**Data lines:**
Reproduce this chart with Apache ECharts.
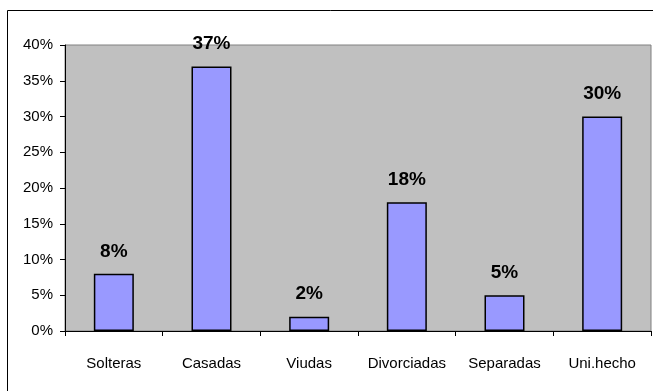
<!DOCTYPE html>
<html>
<head>
<meta charset="utf-8">
<script src="https://cdn.jsdelivr.net/npm/echarts@6/dist/echarts.min.js"></script>
<style>
html,body{margin:0;padding:0;background:#fff;}
#c{width:653px;height:391px;}
</style>
</head>
<body>
<div id="c"></div>
<script>
var categories = ['Solteras', 'Casadas', 'Viudas', 'Divorciadas', 'Separadas', 'Uni.hecho'];
var values = [8, 37, 2, 18, 5, 30];
var yTicks = [0, 5, 10, 15, 20, 25, 30, 35, 40];

var FONT = '"Liberation Sans", Arial, sans-serif';
var chart = echarts.init(document.getElementById('c'));
chart.setOption({
  animation: false,
  backgroundColor: '#fff',
  graphic: [{
    type: 'rect',
    shape: { x: 7.5, y: 10.5, width: 700, height: 400 },
    style: { fill: 'none', stroke: '#000', lineWidth: 1 },
    silent: true
  }],
  grid: {
    left: 65, top: 45, right: 2, bottom: 60,
    show: true, backgroundColor: '#C0C0C0', borderColor: '#808080', borderWidth: 1
  },
  xAxis: {
    type: 'category',
    data: categories,
    boundaryGap: true,
    axisLine: { lineStyle: { color: '#000', width: 1 } },
    axisTick: { show: true, inside: false, length: 5, alignWithLabel: false, lineStyle: { color: '#000' } },
    axisLabel: { color: '#000', fontFamily: FONT, fontSize: 15, margin: 25, interval: 0 },
    splitLine: { show: false }
  },
  yAxis: {
    type: 'value',
    min: 0, max: 40, interval: 5,
    axisLine: { show: true, lineStyle: { color: '#000', width: 1 } },
    axisTick: { show: true, inside: false, length: 5, lineStyle: { color: '#000' } },
    axisLabel: { color: '#000', fontFamily: FONT, fontSize: 15, margin: 12,
      formatter: function (v) { return v + '%'; } },
    splitLine: { show: false }
  },
  series: [{
    type: 'bar',
    data: values,
    barWidth: 40,
    itemStyle: { color: '#9999FF', borderColor: '#000', borderWidth: 1.5 },
    label: {
      show: true, position: 'top', distance: 13,
      color: '#000', fontFamily: FONT, fontWeight: 'bold', fontSize: 19,
      formatter: function (p) { return p.value + '%'; }
    }
  }]
});
</script>
</body>
</html>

**Exercise goal:**
Copy the whole listing above word for word but do not carry over the pictures.

**Task answer:**
Reproduce this chart with Apache ECharts.
<!DOCTYPE html>
<html>
<head>
<meta charset="utf-8">
<script src="https://cdn.jsdelivr.net/npm/echarts@6/dist/echarts.min.js"></script>
<style>
html,body{margin:0;padding:0;background:#fff;}
#c{width:653px;height:391px;}
</style>
</head>
<body>
<div id="c"></div>
<script>
var categories = ['Solteras', 'Casadas', 'Viudas', 'Divorciadas', 'Separadas', 'Uni.hecho'];
var values = [8, 37, 2, 18, 5, 30];
var yTicks = [0, 5, 10, 15, 20, 25, 30, 35, 40];

var FONT = '"Liberation Sans", Arial, sans-serif';
var chart = echarts.init(document.getElementById('c'));
chart.setOption({
  animation: false,
  backgroundColor: '#fff',
  graphic: [{
    type: 'rect',
    shape: { x: 7.5, y: 10.5, width: 700, height: 400 },
    style: { fill: 'none', stroke: '#000', lineWidth: 1 },
    silent: true
  }],
  grid: {
    left: 65, top: 45, right: 2, bottom: 60,
    show: true, backgroundColor: '#C0C0C0', borderColor: '#808080', borderWidth: 1
  },
  xAxis: {
    type: 'category',
    data: categories,
    boundaryGap: true,
    axisLine: { lineStyle: { color: '#000', width: 1 } },
    axisTick: { show: true, inside: false, length: 5, alignWithLabel: false, lineStyle: { color: '#000' } },
    axisLabel: { color: '#000', fontFamily: FONT, fontSize: 15, margin: 25, interval: 0 },
    splitLine: { show: false }
  },
  yAxis: {
    type: 'value',
    min: 0, max: 40, interval: 5,
    axisLine: { show: true, lineStyle: { color: '#000', width: 1 } },
    axisTick: { show: true, inside: false, length: 5, lineStyle: { color: '#000' } },
    axisLabel: { color: '#000', fontFamily: FONT, fontSize: 15, margin: 12,
      formatter: function (v) { return v + '%'; } },
    splitLine: { show: false }
  },
  series: [{
    type: 'bar',
    data: values,
    barWidth: 40,
    itemStyle: { color: '#9999FF', borderColor: '#000', borderWidth: 1.5 },
    label: {
      show: true, position: 'top', distance: 13,
      color: '#000', fontFamily: FONT, fontWeight: 'bold', fontSize: 19,
      formatter: function (p) { return p.value + '%'; }
    }
  }]
});
</script>
</body>
</html>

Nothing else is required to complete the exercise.